Given that by now, OMP’s maintenance is held at the bare bare minimum anyways, deprecating it would only have one clear impact:
Real-life
We’d stop adding new compiler support, so the last supported compiler would be OCaml 5.0. Concretely: We won’t add the new versioned parsetrees and migrations for the new compilers anymore.
Formalities
We’d also mark the OMP opam packages as deprecated, and we’d move OMP to the Deprecate section in the set of OCaml Platform tools (now it’s in the Sustained section).
Is it ok to deprecate OMP?
You tell us Here’s some info:
Opam packages
All packages on opam have moved to Ppxlib now. There’s only a hand-full of packages that formally still depend on OMP, but all of that seems to be formal left-overs in the opam files, a left-over test dependency or similar. I’ve opened issues on those packages, mentioning the potential upcoming deprecation of OMP, and nobody has complained.
Distribution packages
There are still a few distributions that keep on packaging OMP on their distribution, e.g. there’s OMP on Debian, OMP on Fedora and OMP on Arch.

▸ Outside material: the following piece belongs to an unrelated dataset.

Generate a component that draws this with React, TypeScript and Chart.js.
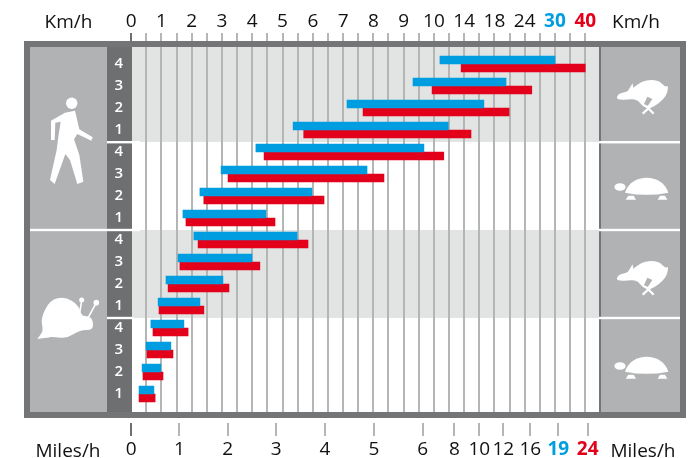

However, the reason for that seems merely historical (with unquestioned inertia): There are no reverse dependencies on Debian or Fedora. On Arch, there are a few reverse dependencies, none of them still being relevant in the present. I’ll reach out to the three respective package managers. If anyone has any info or relevant context about this, please share it!
Users/community
And this is where we’re asking for feedback. Does it sound good to everyone to deprecate OMP? We do have the strong impression that pretty much everyone has moved to Ppxlib, but if you think we’re missing something important, please let us know (or, just use this opportunity to say something nice about OMP ).
Original author and current maintainer
Obviously, the current maintainer/“sustainer” (me) thinks it’s good to deprecate OMP finally. And the original author, @let-def, is behind it as well.
Btw, @let-def, thanks a lot for this crucial piece of OCaml software! It contains a lot of really good ideas, concepts, and implementation details! Even once deprecated, it will persist - partly quite literally inside Ppxlib in the form of the versioned parsetrees, the migrations, and parts of the driver.